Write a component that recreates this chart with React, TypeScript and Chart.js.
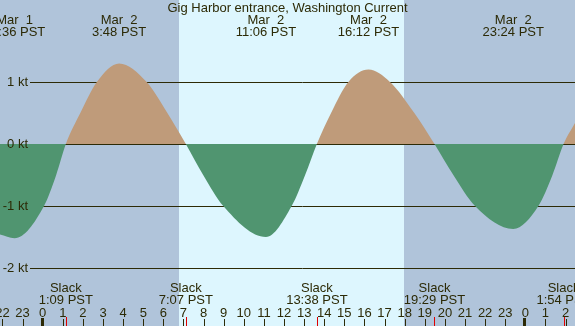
import React, { useEffect, useRef } from "react";
import { Chart, registerables } from "chart.js";

Chart.register(...registerables);

const title = "Gig Harbor entrance, Washington Current";

// hours since Mar 2 00:00 PST, current speed in knots (flood +, ebb -)
const curveHours = [
  -2.124, -1.4, 0.065, 0.67, 1.15, 1.87, 2.69, 3.8, 5.17, 6.2, 7.117, 7.98, 8.98,
  11.1, 12.38, 13.05, 13.633, 14.34, 15.2, 16.2, 17.27, 18.48, 19.483, 20.42,
  21.5, 23.4, 24.65, 25.35, 25.9, 26.47,
];
const curveKnots = [
  -1.46, -1.52, -1.0, -0.5, 0, 0.5, 1.0, 1.3, 1.0, 0.5, 0, -0.5, -1.0,
  -1.5, -1.0, -0.5, 0, 0.5, 1.0, 1.2, 1.0, 0.5, 0, -0.5,
  -1.0, -1.37, -1.0, -0.5, 0, 0.34,
];

const extremeHours = [-1.4, 3.8, 11.1, 16.2, 23.4];
const extremeDates = ["Mar  1", "Mar  2", "Mar  2", "Mar  2", "Mar  2"];
const extremeTimes = ["22:36 PST", "3:48 PST", "11:06 PST", "16:12 PST", "23:24 PST"];

const slackHours = [1.15, 7.117, 13.633, 19.483, 25.9];
const slackTimes = ["1:09 PST", "7:07 PST", "13:38 PST", "19:29 PST", "1:54 PST"];

const hourTicks = [
  -2, -1, 0, 1, 2, 3, 4, 5, 6, 7, 8, 9, 10, 11, 12, 13, 14, 15, 16, 17, 18, 19,
  20, 21, 22, 23, 24, 25, 26,
];
const hourLabels = [
  "22", "23", "0", "1", "2", "3", "4", "5", "6", "7", "8", "9", "10", "11", "12",
  "13", "14", "15", "16", "17", "18", "19", "20", "21", "22", "23", "0", "1", "2",
];
const midnightHours = [0, 24];

const knotTicks = [1, 0, -1, -2];
const knotLabels = ["1 kt", "0 kt", "-1 kt", "-2 kt"];

const sunriseHour = 6.78;
const sunsetHour = 17.97;

const X_MIN = -2.124;
const X_MAX = 26.47;
const Y_MIN = -2.9355;
const Y_MAX = 2.3226;

const NIGHT = "#b0c4da";
const DAY = "#ddf6fe";
const FLOOD = "#bf9b7a";
const EBB = "#509570";
const INK = "#2c2a06";
const FONT = "13px 'Liberation Sans', Arial, sans-serif";

const tidePlugin = {
  id: "tidePlugin",
  beforeDraw(chart: any) {
    const { ctx, width, height } = chart;
    const xs = chart.scales.x;
    ctx.save();
    ctx.fillStyle = NIGHT;
    ctx.fillRect(0, 0, width, height);
    const a = Math.round(xs.getPixelForValue(sunriseHour));
    const b = Math.round(xs.getPixelForValue(sunsetHour));
    ctx.fillStyle = DAY;
    ctx.fillRect(a, 0, b - a, height);
    ctx.restore();
  },
  beforeDatasetsDraw(chart: any) {
    const { ctx, width } = chart;
    const ys = chart.scales.y;
    ctx.save();
    ctx.strokeStyle = INK;
    ctx.lineWidth = 1;
    knotTicks.forEach((k) => {
      const y = Math.round(ys.getPixelForValue(k)) + 0.5;
      ctx.beginPath();
      ctx.moveTo(30, y);
      ctx.lineTo(width, y);
      ctx.stroke();
    });
    ctx.restore();
  },
  afterDatasetsDraw(chart: any) {
    const { ctx, width, height } = chart;
    const xs = chart.scales.x;
    const ys = chart.scales.y;
    ctx.save();
    ctx.font = FONT;
    ctx.fillStyle = INK;
    ctx.textBaseline = "middle";

    // title
    ctx.textAlign = "center";
    ctx.fillText(title, 287.5, 8);

    // extremes at top
    extremeHours.forEach((h, i) => {
      const x = xs.getPixelForValue(h);
      ctx.fillText(extremeDates[i], x, 20);
      ctx.fillText(extremeTimes[i], x, 32);
    });

    // slack labels at bottom
    slackHours.forEach((h, i) => {
      const x = xs.getPixelForValue(h);
      ctx.fillText("Slack", x, 288);
      ctx.fillText(slackTimes[i], x, 300);
    });

    // hour labels
    hourTicks.forEach((h, i) => {
      const x = xs.getPixelForValue(h);
      ctx.fillText(hourLabels[i], x, 313);
    });

    // knot labels
    ctx.textAlign = "right";
    knotTicks.forEach((k, i) => {
      const y = ys.getPixelForValue(k);
      ctx.fillText(knotLabels[i], 28, y + 0.5);
    });

    // hour ticks
    hourTicks.forEach((h) => {
      const x = Math.round(xs.getPixelForValue(h));
      if (midnightHours.includes(h)) {
        ctx.fillRect(x - 2, 318, 3, height - 318);
      } else {
        ctx.fillRect(x, 319, 1, height - 319);
      }
    });

    // slack ticks
    ctx.fillStyle = "#e00000";
    slackHours.forEach((h) => {
      const x = Math.round(xs.getPixelForValue(h));
      ctx.fillRect(x, 317, 1, height - 317);
    });
    ctx.restore();
  },
};

export default function App() {
  const ref = useRef<HTMLCanvasElement | null>(null);

  useEffect(() => {
    document.body.style.margin = "0";
    const canvas = ref.current;
    if (!canvas) return;
    const points = curveHours.map((h, i) => ({ x: h, y: curveKnots[i] }));
    const chart = new Chart(canvas, {
      type: "line",
      data: {
        datasets: [
          {
            data: points,
            borderColor: "rgba(0,0,0,0)",
            borderWidth: 0,
            pointRadius: 0,
            cubicInterpolationMode: "monotone",
            fill: { target: { value: 0 }, above: FLOOD, below: EBB },
          } as any,
        ],
      },
      options: {
        responsive: false,
        animation: false,
        layout: { padding: 0 },
        plugins: {
          legend: { display: false },
          tooltip: { enabled: false },
          title: { display: false },
        },
        scales: {
          x: { type: "linear", min: X_MIN, max: X_MAX, display: false },
          y: { type: "linear", min: Y_MIN, max: Y_MAX, display: false },
        },
      },
      plugins: [tidePlugin],
    });
    return () => chart.destroy();
  }, []);

  return (
    <div style={{ position: "absolute", left: 0, top: 0, width: 575, height: 326 }}>
      <canvas ref={ref} width={575} height={326} style={{ display: "block" }} />
    </div>
  );
}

* **Request**: Leaving the pictures aside, transcribe the entire listing exactly.

* **Output**:
Write a component that recreates this chart with React, TypeScript and Chart.js.
import React, { useEffect, useRef } from "react";
import { Chart, registerables } from "chart.js";

Chart.register(...registerables);

const title = "Gig Harbor entrance, Washington Current";

// hours since Mar 2 00:00 PST, current speed in knots (flood +, ebb -)
const curveHours = [
  -2.124, -1.4, 0.065, 0.67, 1.15, 1.87, 2.69, 3.8, 5.17, 6.2, 7.117, 7.98, 8.98,
  11.1, 12.38, 13.05, 13.633, 14.34, 15.2, 16.2, 17.27, 18.48, 19.483, 20.42,
  21.5, 23.4, 24.65, 25.35, 25.9, 26.47,
];
const curveKnots = [
  -1.46, -1.52, -1.0, -0.5, 0, 0.5, 1.0, 1.3, 1.0, 0.5, 0, -0.5, -1.0,
  -1.5, -1.0, -0.5, 0, 0.5, 1.0, 1.2, 1.0, 0.5, 0, -0.5,
  -1.0, -1.37, -1.0, -0.5, 0, 0.34,
];

const extremeHours = [-1.4, 3.8, 11.1, 16.2, 23.4];
const extremeDates = ["Mar  1", "Mar  2", "Mar  2", "Mar  2", "Mar  2"];
const extremeTimes = ["22:36 PST", "3:48 PST", "11:06 PST", "16:12 PST", "23:24 PST"];

const slackHours = [1.15, 7.117, 13.633, 19.483, 25.9];
const slackTimes = ["1:09 PST", "7:07 PST", "13:38 PST", "19:29 PST", "1:54 PST"];

const hourTicks = [
  -2, -1, 0, 1, 2, 3, 4, 5, 6, 7, 8, 9, 10, 11, 12, 13, 14, 15, 16, 17, 18, 19,
  20, 21, 22, 23, 24, 25, 26,
];
const hourLabels = [
  "22", "23", "0", "1", "2", "3", "4", "5", "6", "7", "8", "9", "10", "11", "12",
  "13", "14", "15", "16", "17", "18", "19", "20", "21", "22", "23", "0", "1", "2",
];
const midnightHours = [0, 24];

const knotTicks = [1, 0, -1, -2];
const knotLabels = ["1 kt", "0 kt", "-1 kt", "-2 kt"];

const sunriseHour = 6.78;
const sunsetHour = 17.97;

const X_MIN = -2.124;
const X_MAX = 26.47;
const Y_MIN = -2.9355;
const Y_MAX = 2.3226;

const NIGHT = "#b0c4da";
const DAY = "#ddf6fe";
const FLOOD = "#bf9b7a";
const EBB = "#509570";
const INK = "#2c2a06";
const FONT = "13px 'Liberation Sans', Arial, sans-serif";

const tidePlugin = {
  id: "tidePlugin",
  beforeDraw(chart: any) {
    const { ctx, width, height } = chart;
    const xs = chart.scales.x;
    ctx.save();
    ctx.fillStyle = NIGHT;
    ctx.fillRect(0, 0, width, height);
    const a = Math.round(xs.getPixelForValue(sunriseHour));
    const b = Math.round(xs.getPixelForValue(sunsetHour));
    ctx.fillStyle = DAY;
    ctx.fillRect(a, 0, b - a, height);
    ctx.restore();
  },
  beforeDatasetsDraw(chart: any) {
    const { ctx, width } = chart;
    const ys = chart.scales.y;
    ctx.save();
    ctx.strokeStyle = INK;
    ctx.lineWidth = 1;
    knotTicks.forEach((k) => {
      const y = Math.round(ys.getPixelForValue(k)) + 0.5;
      ctx.beginPath();
      ctx.moveTo(30, y);
      ctx.lineTo(width, y);
      ctx.stroke();
    });
    ctx.restore();
  },
  afterDatasetsDraw(chart: any) {
    const { ctx, width, height } = chart;
    const xs = chart.scales.x;
    const ys = chart.scales.y;
    ctx.save();
    ctx.font = FONT;
    ctx.fillStyle = INK;
    ctx.textBaseline = "middle";

    // title
    ctx.textAlign = "center";
    ctx.fillText(title, 287.5, 8);

    // extremes at top
    extremeHours.forEach((h, i) => {
      const x = xs.getPixelForValue(h);
      ctx.fillText(extremeDates[i], x, 20);
      ctx.fillText(extremeTimes[i], x, 32);
    });

    // slack labels at bottom
    slackHours.forEach((h, i) => {
      const x = xs.getPixelForValue(h);
      ctx.fillText("Slack", x, 288);
      ctx.fillText(slackTimes[i], x, 300);
    });

    // hour labels
    hourTicks.forEach((h, i) => {
      const x = xs.getPixelForValue(h);
      ctx.fillText(hourLabels[i], x, 313);
    });

    // knot labels
    ctx.textAlign = "right";
    knotTicks.forEach((k, i) => {
      const y = ys.getPixelForValue(k);
      ctx.fillText(knotLabels[i], 28, y + 0.5);
    });

    // hour ticks
    hourTicks.forEach((h) => {
      const x = Math.round(xs.getPixelForValue(h));
      if (midnightHours.includes(h)) {
        ctx.fillRect(x - 2, 318, 3, height - 318);
      } else {
        ctx.fillRect(x, 319, 1, height - 319);
      }
    });

    // slack ticks
    ctx.fillStyle = "#e00000";
    slackHours.forEach((h) => {
      const x = Math.round(xs.getPixelForValue(h));
      ctx.fillRect(x, 317, 1, height - 317);
    });
    ctx.restore();
  },
};

export default function App() {
  const ref = useRef<HTMLCanvasElement | null>(null);

  useEffect(() => {
    document.body.style.margin = "0";
    const canvas = ref.current;
    if (!canvas) return;
    const points = curveHours.map((h, i) => ({ x: h, y: curveKnots[i] }));
    const chart = new Chart(canvas, {
      type: "line",
      data: {
        datasets: [
          {
            data: points,
            borderColor: "rgba(0,0,0,0)",
            borderWidth: 0,
            pointRadius: 0,
            cubicInterpolationMode: "monotone",
            fill: { target: { value: 0 }, above: FLOOD, below: EBB },
          } as any,
        ],
      },
      options: {
        responsive: false,
        animation: false,
        layout: { padding: 0 },
        plugins: {
          legend: { display: false },
          tooltip: { enabled: false },
          title: { display: false },
        },
        scales: {
          x: { type: "linear", min: X_MIN, max: X_MAX, display: false },
          y: { type: "linear", min: Y_MIN, max: Y_MAX, display: false },
        },
      },
      plugins: [tidePlugin],
    });
    return () => chart.destroy();
  }, []);

  return (
    <div style={{ position: "absolute", left: 0, top: 0, width: 575, height: 326 }}>
      <canvas ref={ref} width={575} height={326} style={{ display: "block" }} />
    </div>
  );
}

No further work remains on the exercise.